Cannes 2015 Review: CAROL, Tremendously Accomplished, Yet Cold
The same-sex melodrama presents an interesting case where form and content match up a little too well. For Carol is a story about characters suffocating in their own skin, trapped by the trappings of polite society and moral expectations. Characters who pour the greatest meaning into furtive glances and casual brushes, stealing quiet moments from the crowds around them, stepping out from their own normal lives. So it is altogether fitting, ironic even, that the film gets all the details and minutiae right, but never quite gets them to coalesce into an emotionally satisfying whole.
Cate Blanchett plays Carol. It is Christmas time, 1952, when she wanders into an upscale New York City department store and spots sweet shop-girl Therese. Or rather, is it Therese that spots her? Whatever the case may may, it is love -- or smitten infatuation -- at first sight, and that goes for both parties. Carol is the older one, a 40ish socialite coming out of a fizzled marriage. Therese is a generation younger, a fledgling photographer in her early 20s, trying to make it in the big city.

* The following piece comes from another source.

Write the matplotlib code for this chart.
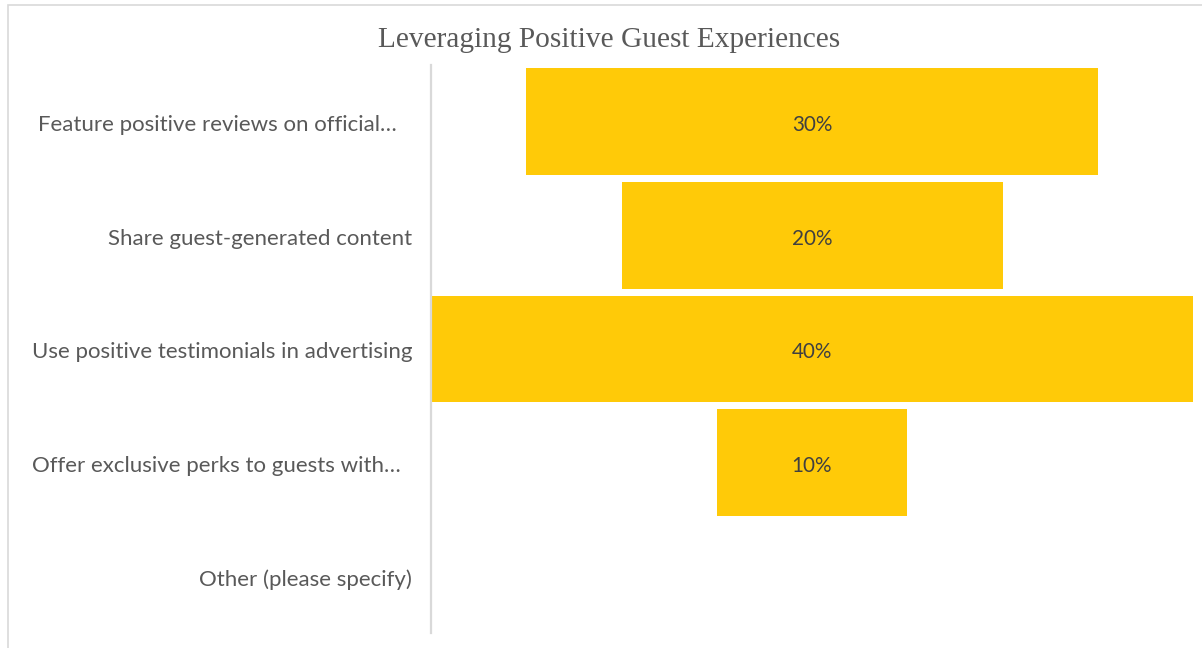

Both are swept away by shared attraction that dare not speak its name, though Carol, whose previous dalliances with women led to her marriage's collapse, has a better understanding of how to proceed.
Rooney Mara's Therese, the ingenue partner, is no ingenue. She gamely accepts all of Carol's advances, returning the gloves left behind on her counter after their initial encounter, and then accepting Carol's escalating invitations, first to lunch, then to her house, and finally to join her on the road. For what sounds like a whirlwind start, theirs is a studiously chaste relation. Indeed, they don't even share a kiss until well over an hour into the film.
There is a reason for that, of course, and its called 1952. Neither Carol nor Therese nor we the viewers are ever allowed to forget what a different world their love is born into. Hanging over them at all times is the knowledge that to express their feelings with words, or worse yet, with physical affection, would be to risk everything. For Carol, that means custody of her daughter, a terrifying possibility and a very real threat thanks to her spiteful ex-to-be and his army of lawyers, all armed with moral deficiency clauses. For Therese, it is sheer fact that to love a woman is to be considered morally deficient.
But their fires still burn. And that first hour of the film is filled with the most acute tension, with mountains of emotion conveyed by the words unsaid, by Carter Burwell's looping score, by cinematographer Ed Lachman's Edward Hopper-like compositions. Most of all it is conveyed by actors Blanchett and Mara's performances: their tightly wound choreography and their pantomimes of polite respectability, completely belied by the hunger in their eyes. Both do career-best work here, and I should imagine we will be seeing a great deal of them come awards time.
Unfortunately, the magnificent mood Haynes creates, and the devotion of his stars, cannot overcome what amounts to less than stellar source material. The film is an adaption of the 1950's paperback The Price of Salt, and its pulp roots show, particularly in the second half. Haynes is famous for turning genres on their head and examining them upside down, but he's not really commenting on the pulp genre here, instead trying to deepen characters within it. (Worth noting: Haynes came late to the project, and the screenplay is wholly credited to playwright Phyllis Nagy). It works at the start, but the screenplay simply doesn't hold up the A-game brought by everyone else. Instead of enriching the pulpier elements, they are just made to stick out.
These are still pretty minor problems -- frankly, it's mostly my own way to figure out why it didn't quite connect. Because overall, Carol is a tremendously accomplished film, and one I respect a great deal. Unlike Therese and Carol, however, I didn't fall in love. I'll have to settle with just being friends.